— Begin Record list —
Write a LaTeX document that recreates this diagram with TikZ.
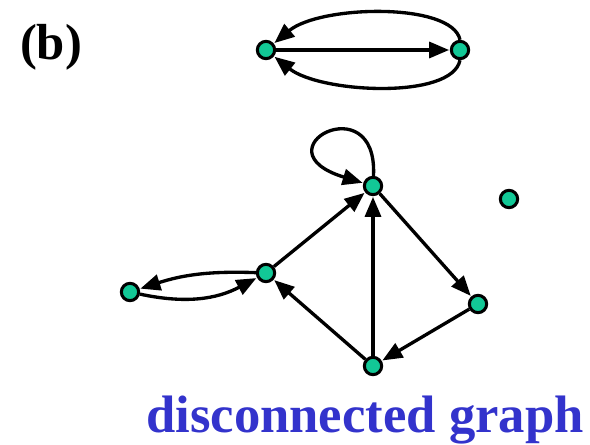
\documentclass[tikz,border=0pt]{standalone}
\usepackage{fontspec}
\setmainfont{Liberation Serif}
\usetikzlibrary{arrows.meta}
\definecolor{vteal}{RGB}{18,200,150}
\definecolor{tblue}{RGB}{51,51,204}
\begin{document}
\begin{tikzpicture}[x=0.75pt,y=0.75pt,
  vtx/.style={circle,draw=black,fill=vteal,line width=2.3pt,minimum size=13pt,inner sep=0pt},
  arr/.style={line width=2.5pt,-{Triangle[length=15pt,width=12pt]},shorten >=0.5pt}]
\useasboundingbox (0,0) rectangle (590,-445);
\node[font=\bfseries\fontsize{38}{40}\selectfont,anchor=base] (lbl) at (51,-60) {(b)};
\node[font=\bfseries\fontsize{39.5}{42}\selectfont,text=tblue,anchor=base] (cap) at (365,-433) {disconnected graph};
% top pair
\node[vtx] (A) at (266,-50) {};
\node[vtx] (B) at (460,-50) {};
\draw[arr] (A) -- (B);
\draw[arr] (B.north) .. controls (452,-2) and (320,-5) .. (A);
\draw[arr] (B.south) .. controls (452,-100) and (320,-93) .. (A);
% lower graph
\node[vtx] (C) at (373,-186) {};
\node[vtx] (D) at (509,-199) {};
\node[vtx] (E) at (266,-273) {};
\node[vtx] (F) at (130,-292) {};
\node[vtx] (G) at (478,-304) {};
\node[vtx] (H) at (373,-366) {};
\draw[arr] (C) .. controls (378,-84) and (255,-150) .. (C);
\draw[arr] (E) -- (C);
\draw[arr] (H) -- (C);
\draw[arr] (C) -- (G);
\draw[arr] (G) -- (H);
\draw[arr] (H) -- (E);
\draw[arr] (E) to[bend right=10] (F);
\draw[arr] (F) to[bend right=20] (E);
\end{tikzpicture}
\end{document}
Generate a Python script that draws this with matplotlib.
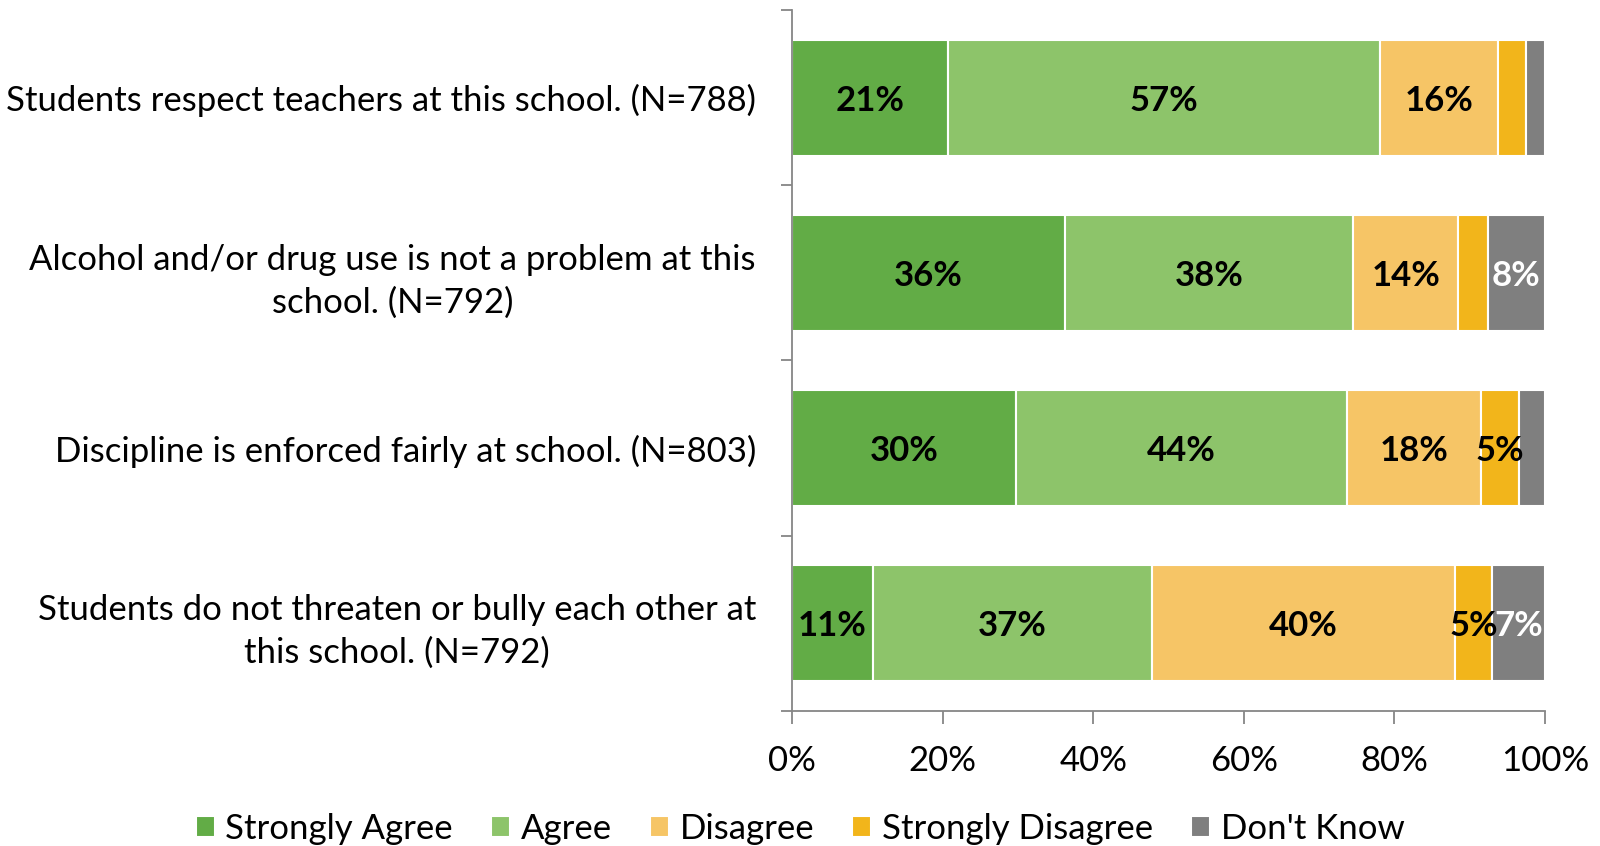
— End Record list —
Work out how many lines above contain the word "that". Give only the number.

2